Every morning I find a reminder from E-Bay in my mailbox. “X (being a number) NEW: Harvard!” And sure enough, one click reveals previously unseen items of Harvard memorabilia. Most of the offerings don’t interest me, but occasionally something pops up that either completes the Suite’s collection, or is a better example of an item we already possess. Some days, when my box is particularly full or I’m in a rush, I’m tempted to just delete this email and move on. But I normally don’t, because in the end, The FDR Suite is in fact the house that E-bay built.

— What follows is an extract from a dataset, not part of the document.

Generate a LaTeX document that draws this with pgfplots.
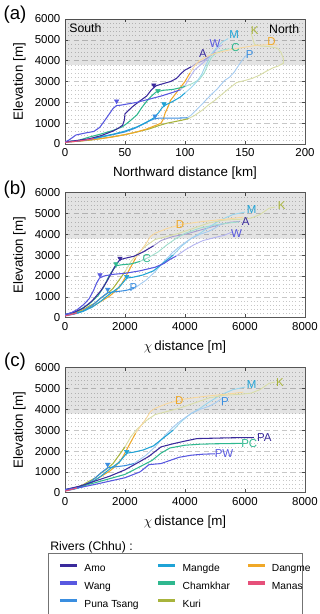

Now, granted, there are items in the Suite that didn’t arrive on-line. The furniture, for example was either custom-built for us or found in New England antique shops. The rugs too are local; the draperies were hand-sewn to period designs; the piano arrived by a circuitous 100-year route from Newburyport. However, the majority of the other 2000-odd moving parts in the Suite possess separate provinces, each having arrived at our door via post from places as far away as Hong Kong and originating in more than a dozen countries. It’s really amazing to think about: 20 years ago there is no way that the Suite’s collection of early 20th century antiques and Harvard ephemera could have been assembled in a few short years. It would have taken a lifetime of searching through yard sales and antique shops to find a mere fraction of it. This is truly the power of the Internet — allowing users to find, sift and triage information — and for those of us who remember a day without it, it is an awesome power indeed.

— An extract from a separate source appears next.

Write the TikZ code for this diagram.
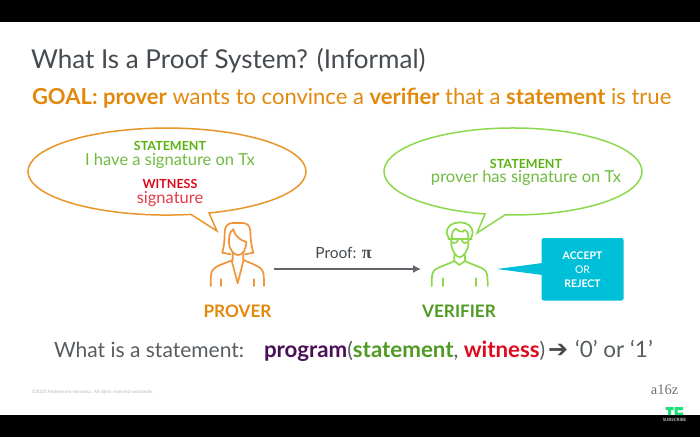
\documentclass[tikz,border=0pt]{standalone}
\usepackage{fontspec}
\usetikzlibrary{arrows.meta}
\setmainfont{Lato}
\newfontfamily\arrowfont{DejaVu Sans}
\newfontfamily\logofont{Liberation Serif}
\definecolor{titlegray}{HTML}{464B50}
\definecolor{goalorange}{HTML}{E2890C}
\definecolor{bubbleorange}{HTML}{E8952A}
\definecolor{iconorange}{HTML}{F0953A}
\definecolor{headgreen}{HTML}{5AB212}
\definecolor{textgreen}{HTML}{70BC40}
\definecolor{bubblegreen}{HTML}{8CD94E}
\definecolor{darkgreen}{HTML}{4F9A22}
\definecolor{headred}{HTML}{DF0A1E}
\definecolor{textred}{HTML}{E43C4A}
\definecolor{boxcyan}{HTML}{00BFD8}
\definecolor{progpurple}{HTML}{4A1057}
\definecolor{tcgreen}{HTML}{1EE07A}
\newcommand{\progbold}[2]{{\fontsize{22.3}{24}\selectfont\bfseries\textcolor{#1}{#2}}}
\tikzset{
  txt/.style={inner sep=0pt,outer sep=0pt},
  headlabel/.style={txt,font=\bfseries\fontsize{12.5}{14}\selectfont},
  bodylabel/.style={txt,font=\fontsize{16.5}{18}\selectfont},
  rolelabel/.style={txt,font=\bfseries\fontsize{17.2}{19}\selectfont,text=goalorange},
  bubble/.style={line width=1.5pt,fill=white,line join=miter},
  icon/.style={line width=1.7pt,line cap=round,line join=round},
}
\begin{document}
\begin{tikzpicture}[x=1pt,y=-1pt]
\useasboundingbox (0,0) rectangle (700,437);
\fill[white] (0,0) rectangle (700,437);
\fill[black] (0,0) rectangle (700,22);
\fill[black] (0,415) rectangle (700,437);

\node[txt,anchor=base west,text=titlegray,font=\fontsize{26}{30}\selectfont] (title) at (31,68) {What Is a Proof System? (Informal)};
\node[txt,anchor=base west,text=goalorange,font=\fontsize{22}{26}\selectfont] (goal) at (32,104.5) {\textbf{GOAL: prover} wants to convince a \textbf{verifier} that a \textbf{statement} is true};

% left bubble
\draw[bubble,draw=bubbleorange] (209,213) arc[start angle=-72.4,end angle=279.94,x radius=139pt,y radius=43.5pt] -- (217,231) -- cycle;
\node[headlabel,text=headgreen] (s1) at (170,146) {STATEMENT};
\node[bodylabel,text=textgreen] (s1b) at (170,161) {I have a signature on Tx};
\node[headlabel,text=headred] (w1) at (170,184) {WITNESS};
\node[bodylabel,text=textred] (w1b) at (170,199) {signature};

% right bubble
\draw[bubble,draw=bubblegreen] (505,214.9) arc[start angle=-93.55,end angle=257.5,x radius=129pt,y radius=43.5pt] -- (477,233) -- cycle;
\node[headlabel,text=headgreen] (s2) at (526,164) {STATEMENT};
\node[bodylabel,text=textgreen] (s2b) at (526,178) {prover has signature on Tx};

% prover icon
\begin{scope}[shift={(190,210)},scale=1/3,icon,draw=iconorange]
\draw (97,128) .. controls (104,100) and (104,80) .. (104,62) .. controls (106,45) and (118,39) .. (128,39) -- (158,39) .. controls (170,39) and (180,47) .. (181,62) .. controls (181,85) and (184,105) .. (190,128) -- (166,133);
\draw (97,128) -- (122,133);
\draw (130,58) .. controls (118,66) and (116,80) .. (117,98) .. controls (118,120) and (132,135) .. (145,135) .. controls (158,135) and (168,120) .. (169,96);
\draw (130,58) .. controls (134,78) and (150,90) .. (169,96);
\draw (128,128) -- (128,150) .. controls (100,162) and (76,168) .. (68,180) .. controls (63,188) and (62,195) .. (62,228);
\draw (160,128) -- (160,150) .. controls (188,162) and (208,168) .. (216,180) .. controls (221,188) and (222,195) .. (222,228);
\draw (125,152) -- (143,220) -- (160,152);
\draw (93,208) -- (93,228);
\draw (192,208) -- (192,228);
\end{scope}

% verifier icon
\begin{scope}[shift={(420,210)},scale=1/3,icon,draw=bubblegreen]
\draw (90,88) .. controls (78,75) and (76,60) .. (90,46) .. controls (106,34) and (134,34) .. (148,46) .. controls (162,60) and (160,75) .. (150,88);
\draw (96,86) .. controls (94,70) and (100,58) .. (108,56) .. controls (115,64) and (128,70) .. (134,60) .. controls (142,62) and (146,72) .. (145,86);
\draw (85,88) -- (155,88);
\draw (92,90) .. controls (93,102) and (112,102) .. (114,90);
\draw (125,90) .. controls (126,102) and (146,102) .. (147,90);
\draw (93,100) .. controls (95,120) and (106,140) .. (119,142) .. controls (132,140) and (144,120) .. (146,100);
\draw (103,136) -- (103,153) -- (118,165) -- (135,153) -- (135,136);
\draw (103,153) .. controls (80,165) and (50,172) .. (42,182) .. controls (36,190) and (35,200) .. (35,228);
\draw (135,153) .. controls (158,165) and (188,172) .. (196,182) .. controls (202,190) and (203,200) .. (203,228);
\draw (70,205) -- (70,228);
\draw (167,205) -- (167,228);
\end{scope}

\node[rolelabel] (prover) at (237.5,311) {PROVER};
\node[rolelabel,text=darkgreen] (verifier) at (459,311) {VERIFIER};

% proof arrow
\coordinate (arrowstart) at (274,269);
\coordinate (arrowend) at (421,269);
\draw[line width=1.4pt,color=titlegray!85,-{Latex[length=8pt,width=8pt]}] (arrowstart) -- (arrowend);
\node[txt,text=titlegray,font=\fontsize{15.5}{17}\selectfont] (prooflabel) at (343.5,253) {Proof: {\logofont\bfseries\fontsize{18}{18}\selectfont π}};

% accept box
\fill[boxcyan,rounded corners=2pt] (541.7,238) rectangle (623.5,300.5);
\fill[boxcyan] (542.5,263) -- (497,269) -- (542.5,275) -- cycle;
\node[txt,align=center,text=white,font=\fontsize{10.5}{13.7}\selectfont] (decision) at (582.5,269.5) {\textbf{ACCEPT}\\OR\\\textbf{REJECT}};

% bottom line
\node[txt,anchor=base west,text=titlegray!90,font=\fontsize{21}{24}\selectfont] (q) at (54,357) {What is a statement:};
\node[txt,anchor=base west,text=titlegray!90,font=\fontsize{21}{24}\selectfont] (prog) at (264,357) {\progbold{progpurple}{program}(\progbold{darkgreen}{statement}, \progbold{headred}{witness}) };
\node[txt,anchor=base west,text=titlegray,font=\arrowfont\fontsize{24}{24}\selectfont] (zeroarrow) at (548,357) {➔};
\node[txt,anchor=base west,text=titlegray!90,font=\fontsize{22.5}{24}\selectfont] (zeroone) at (575,357) {‘0’ or ‘1’};

% footer
\node[txt,anchor=west,text=black!28,font=\fontsize{4.6}{5}\selectfont] (copy) at (32,392) {©2020 Andreessen Horowitz. All rights reserved worldwide.};
\node[txt,text=black!55,font=\logofont\fontsize{14.5}{17}\selectfont] (a16z) at (664.5,390) {a16z};
\fill[tcgreen] (665.5,407) rectangle (673.5,410) (668,410) rectangle (671,415);
\fill[tcgreen] (674.5,407) rectangle (683,410) (674.5,410) rectangle (677.5,415) (677.5,412.5) rectangle (683,415);
\node[txt,text=white!75!black,font=\bfseries\fontsize{4.4}{5}\selectfont] (sub) at (674.5,419.5) {SUBSCRIBE};
\end{tikzpicture}
\end{document}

Recent developments in scanning techniques have aided our efforts immensely as well. We have been able to reproduce a large number of original personal pictures both from the FDR Collection at Hyde Park, and from the family albums of FDR’s Harvard roommate Lathrop Brown, that rival the originals and in some instances vastly improve them. And then there is the case of things we simply can’t afford, yet can still possess through the marvels of modern technology. This wonderful signed postcard is a perfect example, sent from the Suite by FDR in his sophomore year. It recently sold at auction for over $1000, but the auction house was kind enough to share a high resolution scan with us before the sale, which we then duplicated for the Suite. A bit of a parlor trick, you object? Not really, because our purpose at the FDR Suite is to interpret, not slavishly duplicate, the Gilded Age at Harvard, which means that the real importance of this card to us is not the authenticity of the signature itself, but rather what it can explain to our visiting guests.

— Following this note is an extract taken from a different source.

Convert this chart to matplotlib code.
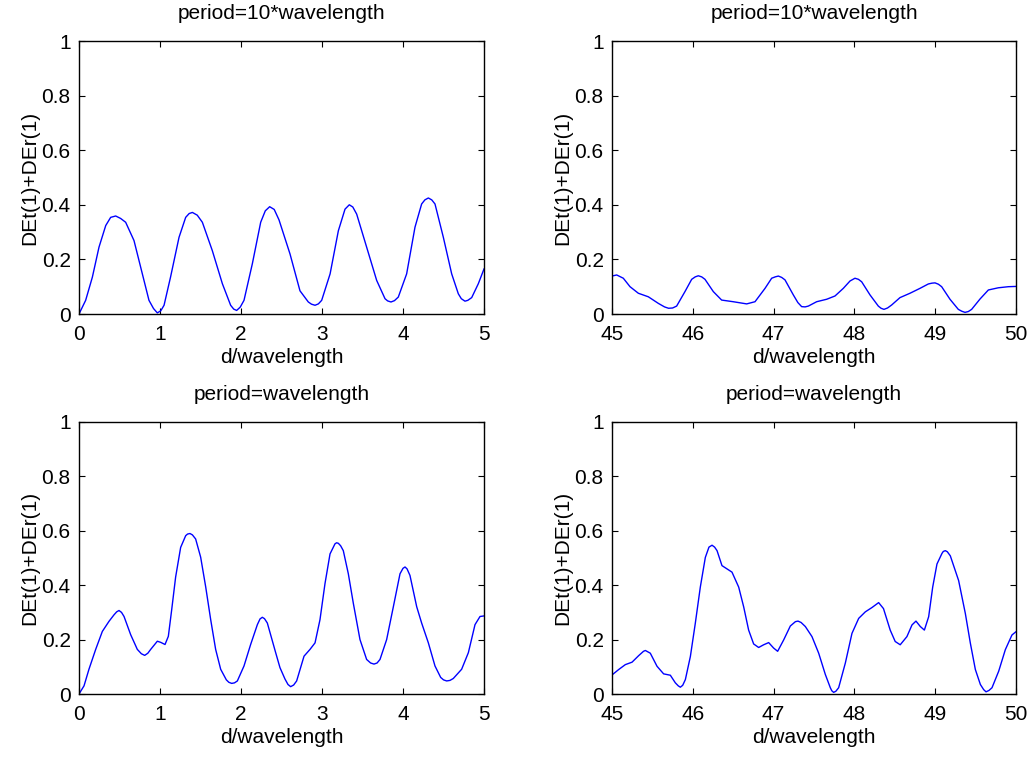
import numpy as np
import matplotlib
matplotlib.use("Agg")
import matplotlib.pyplot as plt

# ==========================================
# data
# ==========================================

# period = 10*wavelength, d/wavelength 0..5
x_tl = [0.0, 0.082, 0.165, 0.247, 0.33, 0.391, 0.453, 0.514, 0.576, 0.679,
        0.782, 0.864, 0.92, 0.967, 1.01, 1.05, 1.13, 1.235, 1.317, 1.36,
        1.40, 1.46, 1.523, 1.646, 1.77, 1.872, 1.91, 1.946, 1.99, 2.037,
        2.14, 2.243, 2.30, 2.354, 2.41, 2.469, 2.605, 2.728, 2.831, 2.87,
        2.914, 2.955, 2.996, 3.10, 3.202, 3.284, 3.337, 3.38, 3.428, 3.551,
        3.675, 3.778, 3.81, 3.852, 3.895, 3.942, 4.045, 4.148, 4.23, 4.27,
        4.313, 4.355, 4.395, 4.498, 4.601, 4.683, 4.72, 4.765, 4.80, 4.848,
        4.93, 5.0]
y_tl = [0.0, 0.05, 0.135, 0.245, 0.324, 0.354, 0.359, 0.35, 0.336, 0.269,
        0.147, 0.05, 0.02, 0.004, 0.012, 0.032, 0.135, 0.281, 0.354, 0.368,
        0.372, 0.362, 0.336, 0.232, 0.111, 0.032, 0.018, 0.013, 0.025, 0.05,
        0.184, 0.336, 0.378, 0.393, 0.383, 0.345, 0.22, 0.085, 0.044, 0.036,
        0.032, 0.037, 0.05, 0.147, 0.305, 0.384, 0.40, 0.392, 0.366, 0.245,
        0.123, 0.056, 0.048, 0.044, 0.049, 0.062, 0.147, 0.318, 0.403, 0.418,
        0.425, 0.418, 0.403, 0.281, 0.147, 0.074, 0.056, 0.047, 0.05, 0.06,
        0.111, 0.165]

# period = 10*wavelength, d/wavelength 45..50
x_tr = [45.0, 45.058, 45.14, 45.223, 45.326, 45.45, 45.573, 45.65, 45.70, 45.75,
        45.80, 45.903, 45.986, 46.03, 46.068, 46.11, 46.151, 46.254, 46.357, 46.50,
        46.667, 46.77, 46.894, 46.976, 47.02, 47.059, 47.10, 47.141, 47.244, 47.30,
        47.347, 47.39, 47.43, 47.533, 47.657, 47.76, 47.863, 47.946, 48.007, 48.05,
        48.09, 48.193, 48.296, 48.33, 48.366, 48.41, 48.461, 48.564, 48.688, 48.812,
        48.915, 48.96, 48.998, 49.04, 49.08, 49.183, 49.286, 49.33, 49.369, 49.41,
        49.451, 49.555, 49.658, 49.781, 49.905, 50.0]
y_tr = [0.139, 0.143, 0.131, 0.10, 0.076, 0.063, 0.039, 0.026, 0.021, 0.022,
        0.029, 0.082, 0.127, 0.136, 0.14, 0.136, 0.127, 0.082, 0.051, 0.045,
        0.037, 0.045, 0.094, 0.131, 0.136, 0.139, 0.134, 0.125, 0.07, 0.042,
        0.027, 0.026, 0.029, 0.045, 0.054, 0.066, 0.094, 0.121, 0.131, 0.127,
        0.118, 0.07, 0.029, 0.021, 0.017, 0.022, 0.033, 0.06, 0.076, 0.094,
        0.11, 0.113, 0.114, 0.109, 0.10, 0.054, 0.017, 0.01, 0.006, 0.009,
        0.017, 0.055, 0.088, 0.096, 0.10, 0.101]

# period = wavelength, d/wavelength 0..5
x_bl = [0.0, 0.062, 0.123, 0.206, 0.288, 0.37, 0.432, 0.465, 0.494, 0.525,
        0.556, 0.638, 0.72, 0.77, 0.811, 0.85, 0.885, 0.967, 1.008, 1.062,
        1.103, 1.144, 1.193, 1.255, 1.317, 1.34, 1.37, 1.40, 1.44, 1.502,
        1.564, 1.626, 1.687, 1.749, 1.819, 1.85, 1.885, 1.92, 1.955, 2.037,
        2.119, 2.202, 2.235, 2.263, 2.29, 2.325, 2.428, 2.481, 2.543, 2.58,
        2.613, 2.65, 2.687, 2.778, 2.852, 2.914, 2.975, 3.037, 3.099, 3.16,
        3.18, 3.202, 3.23, 3.263, 3.325, 3.387, 3.469, 3.551, 3.60, 3.642,
        3.68, 3.716, 3.798, 3.881, 3.963, 4.0, 4.025, 4.05, 4.086, 4.169,
        4.23, 4.313, 4.395, 4.465, 4.50, 4.539, 4.58, 4.621, 4.724, 4.807,
        4.889, 4.951, 5.0]
y_bl = [0.0, 0.03, 0.091, 0.164, 0.23, 0.267, 0.291, 0.302, 0.307, 0.30,
        0.285, 0.218, 0.164, 0.148, 0.142, 0.15, 0.164, 0.194, 0.19, 0.182,
        0.212, 0.309, 0.43, 0.539, 0.582, 0.588, 0.59, 0.585, 0.57, 0.503,
        0.394, 0.273, 0.164, 0.091, 0.052, 0.043, 0.039, 0.041, 0.048, 0.103,
        0.182, 0.255, 0.276, 0.282, 0.277, 0.261, 0.152, 0.097, 0.055, 0.035,
        0.027, 0.033, 0.048, 0.139, 0.164, 0.188, 0.273, 0.406, 0.515, 0.552,
        0.556, 0.554, 0.545, 0.527, 0.442, 0.333, 0.20, 0.127, 0.114, 0.11,
        0.114, 0.127, 0.20, 0.321, 0.442, 0.462, 0.467, 0.46, 0.436, 0.321,
        0.261, 0.188, 0.103, 0.061, 0.052, 0.048, 0.05, 0.057, 0.091, 0.152,
        0.255, 0.285, 0.287]

# period = wavelength, d/wavelength 45..50
x_br = [45.0, 45.083, 45.165, 45.248, 45.33, 45.39, 45.413, 45.474, 45.557, 45.639,
        45.722, 45.784, 45.82, 45.846, 45.875, 45.908, 45.97, 46.031, 46.093, 46.155,
        46.20, 46.238, 46.27, 46.30, 46.361, 46.423, 46.485, 46.568, 46.63, 46.691,
        46.753, 46.815, 46.877, 46.939, 47.0, 47.05, 47.125, 47.207, 47.27, 47.302,
        47.34, 47.393, 47.475, 47.558, 47.64, 47.702, 47.72, 47.743, 47.77, 47.805,
        47.888, 47.97, 48.053, 48.135, 48.218, 48.30, 48.36, 48.443, 48.505, 48.567,
        48.65, 48.713, 48.762, 48.816, 48.866, 48.919, 48.969, 49.022, 49.084, 49.10,
        49.125, 49.15, 49.187, 49.29, 49.373, 49.435, 49.497, 49.559, 49.60, 49.629,
        49.665, 49.703, 49.786, 49.868, 49.95, 50.0]
y_br = [0.07, 0.09, 0.108, 0.117, 0.141, 0.157, 0.16, 0.15, 0.102, 0.074,
        0.069, 0.041, 0.03, 0.025, 0.032, 0.053, 0.138, 0.26, 0.393, 0.502,
        0.54, 0.547, 0.54, 0.527, 0.472, 0.46, 0.448, 0.393, 0.32, 0.235,
        0.184, 0.171, 0.181, 0.189, 0.169, 0.157, 0.199, 0.25, 0.266, 0.268,
        0.263, 0.248, 0.211, 0.15, 0.072, 0.023, 0.012, 0.006, 0.01, 0.023,
        0.114, 0.223, 0.278, 0.302, 0.318, 0.336, 0.314, 0.235, 0.193, 0.181,
        0.211, 0.254, 0.268, 0.248, 0.235, 0.284, 0.393, 0.478, 0.517, 0.524,
        0.527, 0.523, 0.508, 0.417, 0.296, 0.187, 0.09, 0.035, 0.016, 0.008,
        0.013, 0.023, 0.084, 0.163, 0.217, 0.229]

titles = ["period=10*wavelength", "period=10*wavelength",
          "period=wavelength", "period=wavelength"]
y_ticks = [0, 0.2, 0.4, 0.6, 0.8, 1]
y_tick_labels = ["0", "0.2", "0.4", "0.6", "0.8", "1"]
x_ticks_left = [0, 1, 2, 3, 4, 5]
x_ticks_right = [45, 46, 47, 48, 49, 50]

# ==========================================
# style
# ==========================================

plt.rcParams["font.family"] = ["Liberation Sans", "DejaVu Sans"]
plt.rcParams["font.size"] = 15

W, H = 1034, 760
fig = plt.figure(figsize=(W / 100, H / 100), dpi=100)

# axes boxes in pixels: left, top, right, bottom
boxes = [
    (79, 41, 484, 314),
    (612, 41, 1016, 314),
    (79, 422, 484, 694),
    (612, 422, 1016, 694),
]

series = [(x_tl, y_tl), (x_tr, y_tr), (x_bl, y_bl), (x_br, y_br)]
xticks_all = [x_ticks_left, x_ticks_right, x_ticks_left, x_ticks_right]

for i in range(4):
    l, t, r, b = boxes[i]
    ax = fig.add_axes([l / W, 1 - b / H, (r - l) / W, (b - t) / H])
    xs, ys = series[i]
    ax.plot(xs, ys, color="#0000ff", lw=1.0)

    xt = xticks_all[i]
    ax.set_xlim(xt[0], xt[-1])
    ax.set_ylim(0, 1)
    ax.set_xticks(xt)
    ax.set_xticklabels([str(v) for v in xt])
    ax.set_yticks(y_ticks)
    ax.set_yticklabels(y_tick_labels)

    ax.tick_params(direction="in", length=4, width=0.8,
                   top=True, right=True, pad=6, colors="black")
    ax.tick_params(axis="x", pad=8)
    for s in ax.spines.values():
        s.set_linewidth(1.0)

    ax.set_title(titles[i], fontsize=15, pad=16)
    ax.set_xlabel("d/wavelength", labelpad=3)
    ax.set_ylabel("DEt(1)+DEr(1)", labelpad=2)

fig.savefig("out.png", dpi=100)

In itself the postcard is a clever Victorian design showing the front page of the Crimson, but what’s really interesting is that these cards were in fact the e-mail of FDR’s Harvard. The post was delivered and taken from the Suite three times a day, and such postcards were the communication life-blood of the University. Club notices, concert announcements, athletic event schedules, even a dreaded summons to the Dean’s office all arrived by postcard, which if mailed by 9PM had every expectation of arriving to its destination the next morning. This rapid movement of the post was considered one of the wonders of the day, and had as transformative an effect on 19th century society as the Internet has on ours today. Given the remove in a mere hundred years of paper post cards manually carried from place to place to electrons zipping through fiber optics then magically reassembled a world away, no doubt tomorrow will bring equally vast changes… What’s next? Perhaps a halo-FDR Suite that can be toured by anyone, anywhere, anytime… Now wouldn’t that be something! (But wait, wouldn’t that make me superfluous? A halo-Suite with a halo-Michael…. Hmmmm. Let’s reconsider that…)
In the meantime though, I remain immensely grateful for E-Bay!